In January, South Kingstown police busted State Representative Bob Watson for possession of marijuana. Watson was also found drinking in his vehicle but he was not charged with DUI since he was not discovered to be driving the vehicle at the time.

A few months later in March Senate Majority Leader Dominick Ruggerio was pulled over in Barrington and charged with a DUI after he failed the field sobriety test. During the stop Senator Frank Ciccone, who was following Ruggerio in his own vehicle, gave officers a hard time threatening legislative action and pulling the “do you know who we are,” card.

Meanwhile other politicians behaved badly and got busted for it this year as well.

Representative John McCauley was indicted on conspiracy and tax fraud. He was accused of cheating the government out of over half a million dollars in taxes. He pleaded guilty to charges.

Central Falls Mayor Chuck Moreau resigned in disgrace this year when he faced an indictment on federal corruption charges. Moreau pleaded guilty to a charge of receiving gifts in exchange for lucrative city contracts. Meanwhile, Central Falls just emerged from bankruptcy. In a special December election, voters elected 27-year-old councilman James Diossa to take over for Moreau.
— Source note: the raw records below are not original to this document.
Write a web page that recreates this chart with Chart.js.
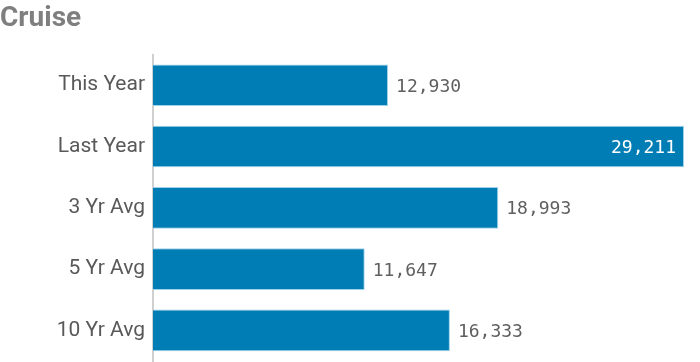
<!DOCTYPE html>
<html>
<head>
<meta charset="utf-8">
<script src="https://cdn.jsdelivr.net/npm/chart.js@4"></script>
<style>
  html, body { margin: 0; padding: 0; background: #fff; }
  #wrap { width: 700px; height: 362px; }
</style>
</head>
<body>
<div id="wrap"><canvas id="barChart" width="700" height="362"></canvas></div>
<script>
const categories = ['This Year', 'Last Year', '3 Yr Avg', '5 Yr Avg', '10 Yr Avg'];
const values = [12930, 29211, 18993, 11647, 16333];

// value labels: outside the bar, or inside in white when there's no room
const valueLabels = {
  id: 'valueLabels',
  afterDatasetsDraw(chart) {
    const ctx = chart.ctx;
    const meta = chart.getDatasetMeta(0);
    ctx.save();
    ctx.font = '18px "DejaVu Sans Mono", monospace';
    ctx.textBaseline = 'middle';
    meta.data.forEach((bar, i) => {
      const txt = values[i].toLocaleString('en-US');
      const w = ctx.measureText(txt).width;
      if (bar.x + 8 + w > chart.width - 2) {
        ctx.fillStyle = '#ffffff';
        ctx.textAlign = 'right';
        ctx.fillText(txt, bar.x - 8, bar.y + 2);
      } else {
        ctx.fillStyle = '#5f5f5f';
        ctx.textAlign = 'left';
        ctx.fillText(txt, bar.x + 8, bar.y + 2);
      }
    });
    ctx.restore();
  }
};

const bctx = document.getElementById('barChart').getContext('2d');
const barChart = new Chart(bctx, {
  type: 'bar',
  data: {
    labels: categories,
    datasets: [{
      label: 'Cruise',
      data: values,
      backgroundColor: '#007db5',
      borderColor: '#9fd0ea',
      borderWidth: 1,
      borderSkipped: 'left',
      barPercentage: 0.68,
      categoryPercentage: 1.0
    }]
  },
  options: {
    indexAxis: 'y',
    responsive: false,
    animation: false,
    layout: { padding: { left: 0, right: 16, top: 0, bottom: 1 } },
    plugins: {
      legend: { display: false },
      tooltip: { enabled: false },
      title: {
        display: true,
        text: 'Cruise',
        align: 'start',
        color: '#7f7f7f',
        font: { family: 'Roboto', size: 28, weight: 'bold' },
        padding: { top: 2, bottom: 19 }
      }
    },
    scales: {
      x: {
        display: false,
        min: 0,
        max: 29211
      },
      y: {
        grid: { display: false },
        border: { display: true, color: '#d0d0d0', width: 2 },
        ticks: {
          color: '#595959',
          font: { family: 'Roboto', size: 21 },
          padding: 0
        },
        afterFit(scale) {
          scale.width = 153;
          scale.paddingTop = 0;
          scale.paddingBottom = 0;
        }
      }
    }
  },
  plugins: [valueLabels]
});
</script>
</body>
</html>
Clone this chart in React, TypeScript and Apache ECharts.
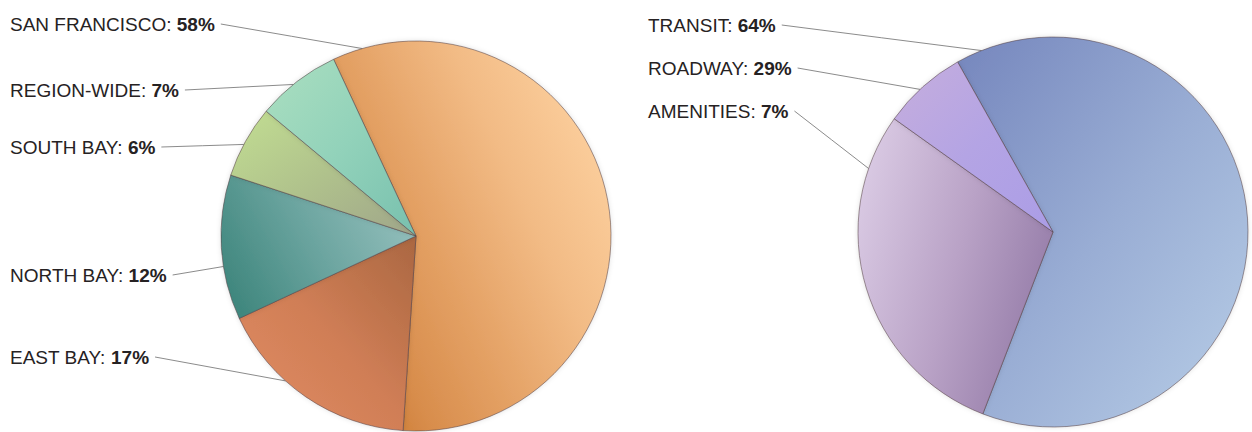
import React, { useEffect, useRef } from "react";
import * as echarts from "echarts";

// ---- data ----
const regionNames = ["SAN FRANCISCO", "EAST BAY", "NORTH BAY", "SOUTH BAY", "REGION-WIDE"];
const regionValues = [58, 17, 12, 6, 7];
const typeNames = ["TRANSIT", "ROADWAY", "AMENITIES"];
const typeValues = [64, 29, 7];

// ---- layout / style constants ----
const LEFT_CENTER = [416, 236];
const RIGHT_CENTER = [1053, 232];
const RADIUS = 195;
const regionLabelY = [24, 357, 275, 147, 90];
const regionLeaderAngle = [-16, -138, -99, -62, -39];
const typeLabelY = [25, 68, 111];
const typeLeaderAngle = [-21.5, -43, -71];

const grad = (x: number, y: number, x2: number, y2: number, stops: string[]) =>
  new echarts.graphic.LinearGradient(
    x, y, x2, y2,
    stops.map((c, i) => ({ offset: i / (stops.length - 1), color: c }))
  );

const regionColors = [
  grad(0, 1, 1, 0.35, ["#c26d1c", "#d88d4c", "#e5a367", "#f2bb85", "#fbcd9b"]),
  grad(1, 0, 0, 1, ["#aa6741", "#d07e56", "#e28d63"]),
  grad(0, 0.7, 1, 0.3, ["#40877e", "#6ca5a0", "#95c0bd"]),
  grad(0, 0, 1, 1, ["#c2de92", "#b0c28c", "#9fa58a"]),
  grad(0, 0, 1, 1, ["#abdfc0", "#92d2ba", "#78c0ae"]),
];
const typeColors = [
  grad(0, 0, 1, 1, ["#7586bd", "#99add4", "#b8cee7"]),
  grad(0, 0.3, 1, 0.7, ["#d8c8e2", "#b9a2c6", "#9279a6"]),
  grad(0, 0, 1, 1, ["#c6aedd", "#b4a4e4", "#ab9de6"]),
];

const textStyleRich = {
  n: { fontFamily: "Liberation Sans", fontSize: 19, color: "#262223" },
  b: { fontFamily: "Liberation Sans", fontSize: 19, fontWeight: "bold", color: "#262223" },
};

function makeSeries(
  names: string[],
  values: number[],
  colors: any[],
  center: number[],
  startAngle: number,
  labelX: number,
  labelYs: number[],
  leaderAngles: number[]
) {
  return {
    type: "pie",
    center,
    radius: RADIUS,
    startAngle,
    clockwise: true,
    avoidLabelOverlap: false,
    data: names.map((n, i) => ({
      name: n,
      value: values[i],
      itemStyle: { color: colors[i] },
    })),
    itemStyle: {
      borderColor: "rgba(85,65,70,0.55)",
      borderWidth: 1,
      shadowBlur: 5,
      shadowColor: "rgba(0,0,0,0.12)",
    },
    label: {
      show: true,
      position: "outside",
      formatter: (p: any) => `{n|${p.name}: }{b|${p.value}%}`,
      rich: textStyleRich,
    },
    labelLine: {
      show: true,
      smooth: false,
      lineStyle: { color: "#6d6d6d", width: 0.8 },
    },
    labelLayout: (params: any) => {
      const i = params.dataIndex;
      const y = labelYs[i];
      const w = params.labelRect.width;
      const sx = labelX + w + 6;
      const a = (leaderAngles[i] * Math.PI) / 180;
      const ex = center[0] + RADIUS * Math.sin(a);
      const ey = center[1] - RADIUS * Math.cos(a);
      return {
        x: labelX,
        y,
        align: "left",
        verticalAlign: "middle",
        labelLinePoints: [
          [ex, ey],
          [(ex + sx) / 2, (ey + y) / 2],
          [sx, y],
        ],
      };
    },
    emphasis: { disabled: true },
  };
}

export default function App() {
  const ref = useRef<HTMLDivElement>(null);
  useEffect(() => {
    document.body.style.margin = "0";
    const chart = echarts.init(ref.current!, undefined, { renderer: "svg" });
    chart.setOption({
      animation: false,
      backgroundColor: "#ffffff",
      series: [
        makeSeries(regionNames, regionValues, regionColors, LEFT_CENTER, 115, 10, regionLabelY, regionLeaderAngle),
        makeSeries(typeNames, typeValues, typeColors, RIGHT_CENTER, 119.3, 648, typeLabelY, typeLeaderAngle),
      ],
    });
    return () => chart.dispose();
  }, []);
  return <div ref={ref} style={{ width: 1252, height: 432 }} />;
}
Dan Doyle of the URI International Institute for Sport also had a bad year when it came to light that he had possibly misused hundreds of thousands of dollars in state legislative grants. He was supposed to set up a headquarters for the Institute at URI but instead he got a home on a luxury vacation island in North Carolina and Rhode Islanders got an empty building at URI.

On the brighter side of things, Rhode Island made national headlines with a slew of local celebrities.

Cranston Rhode Island was put on the map (and not for a controversy) when 20-year-old Olivia Culpo was the first Rhode Islander to win Miss USA .Culpo went on to win Miss Universe.

Rhode Islander Erica Van Pelt made it into the top ten of American Idol and North Kingstown’s Elizabeth Beisel brought home a silver medal from the London Olympic games.

Plus, Rhode Island had not one, but TWO Powerball jackpot winners.

The state also said goodbye to some great Rhode Islanders. Former Governor J. Joseph Garrahy, the man responsible for leading Rhode Island through the blizzard of 1978 passed away.

The WPRO family also had a tragic loss when Buddy Cianci’s daughter, Nicole, passed away earlier this year.

2012 has been quite the year for Rhode Island and there is no telling what 2013 will bring but as always we will be here to cover the news and talk to you about the latest news in the Ocean State.

From the WPRO team, have a very Happy New Year!